|Red Boat (Imaginary Boys)|
"Mr. Doig's canvases are unabashedly beautiful, a trait often viewed with suspicion in the contemporary art world but for which he makes no apologies. " - The New York Times
No Foreign Lands is a remarkable show of the work of the celebrated painter Peter Doig. The show is limited to his output since 2002, when he chose to return to Trinidad, where he had spent his early childhood. Born in Edinburgh in 1959, Doig spent his formative years in Montreal, with his art training mostly in England. The title of the show is taken from the quote by Robert Louis Stevenson, "There are no foreign lands. It is the traveller only who is foreign."
|One Hundred Years Ago|
Most of the paintings in the exhibit are large oils on canvas or linen. Doig has a wonderful way with colour, and it is not difficult to see the influence of Matisse and Gauguin in his work.

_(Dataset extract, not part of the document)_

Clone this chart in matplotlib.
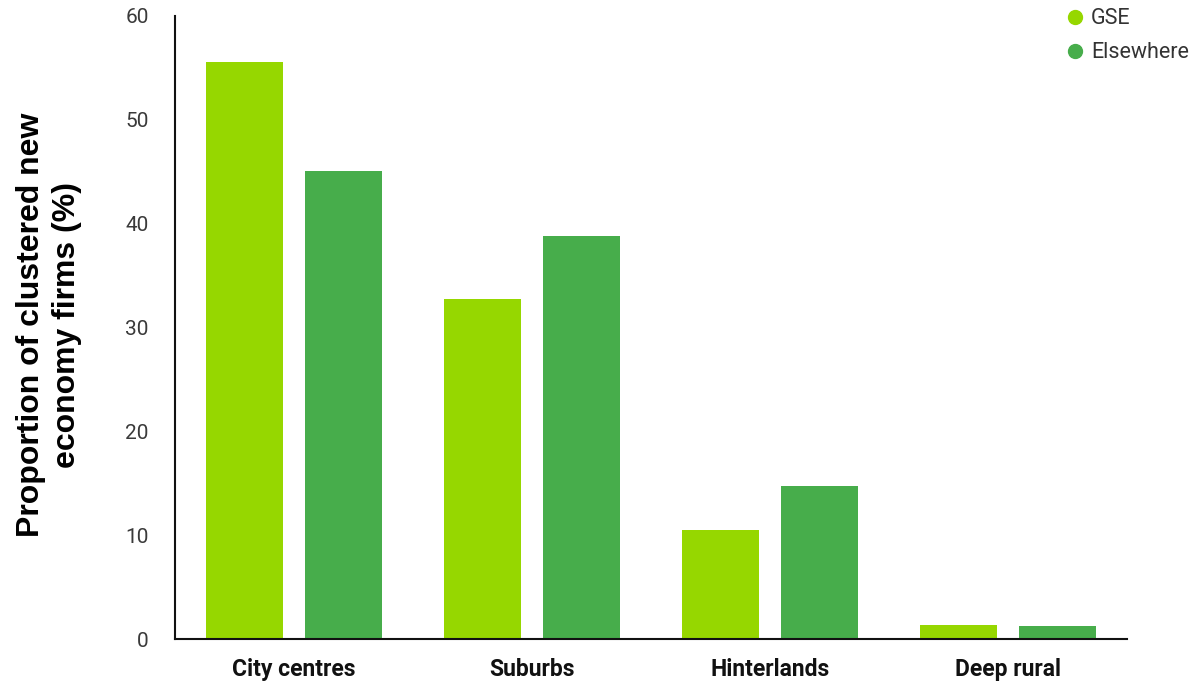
import matplotlib
matplotlib.use("Agg")
import matplotlib.pyplot as plt
import numpy as np
from matplotlib.lines import Line2D

categories = ["City centres", "Suburbs", "Hinterlands", "Deep rural"]
gse = [55.6, 32.7, 10.5, 1.35]
elsewhere = [45.1, 38.8, 14.7, 1.25]
series_names = ["GSE", "Elsewhere"]
colors = ["#96D700", "#47AD4B"]
yticks = [0, 10, 20, 30, 40, 50, 60]

fig = plt.figure(figsize=(12.02, 6.83), dpi=100)
ax = fig.add_axes([0.1456, 0.0644, 0.792, 0.9122])

x = np.arange(len(categories))
w = 0.3235
off = 0.206
ax.bar(x - off, gse, width=w, color=colors[0])
ax.bar(x + off, elsewhere, width=w, color=colors[1])

ax.set_xlim(-0.5, 3.5)
ax.set_ylim(0, 60)
ax.set_yticks(yticks)
ax.set_xticks(x)
ax.set_xticklabels(categories, fontsize=16.5, fontweight="bold",
                   family=["Roboto", "DejaVu Sans"], color="#111111")
ax.set_yticklabels([str(t) for t in yticks], fontsize=15,
                   family=["Roboto", "DejaVu Sans"], color="#3a3a3a")
ax.tick_params(axis="both", length=0)
ax.tick_params(axis="x", pad=14)
ax.tick_params(axis="y", pad=19)

for s in ["top", "right"]:
    ax.spines[s].set_visible(False)
ax.spines["left"].set_linewidth(1.5)
ax.spines["bottom"].set_linewidth(1.5)
ax.spines["left"].set_color("#111111")
ax.spines["bottom"].set_color("#111111")

fig.text(0.041, 0.524, "Proportion of clustered new\neconomy firms (%)",
         rotation=90, ha="center", va="center", fontsize=23,
         fontweight="bold", family=["Liberation Sans", "DejaVu Sans"],
         linespacing=1.25)

handles = [Line2D([], [], marker="o", linestyle="none", markersize=10,
                  markerfacecolor=c, markeredgecolor=c) for c in colors]
leg = fig.legend(handles, series_names, loc="upper left",
                 bbox_to_anchor=(0.869, 1.016), frameon=False,
                 handletextpad=0.25, labelspacing=0.6, handlelength=1.0,
                 prop={"family": "Roboto", "size": 15.5})
for t in leg.get_texts():
    t.set_color("#333333")

fig.savefig("out.png", dpi=100)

There are also nods to Canadian Tom Thomson and the Group of Seven: note the red canoe in the landscape at right, and its title. His work is very "painterly", with lovely transparencies and the seemingly serendipitous flow of pigment, including the trademark drips of thinly applied paint.
|Man Dressed as Bat|
The show includes many preparatory drawings and sketches, which help the viewer to understand Doig's process. He is omnivorous and idiosyncratic in his borrowing of motifs and images, many of which appear repeatedly. Another signature feature in many of his paintings is the use of horizontal bands of colour.
Previously shown in Edinburgh, Montreal is the only North American venue for No Foreign Lands. The exhibit continues until May 4.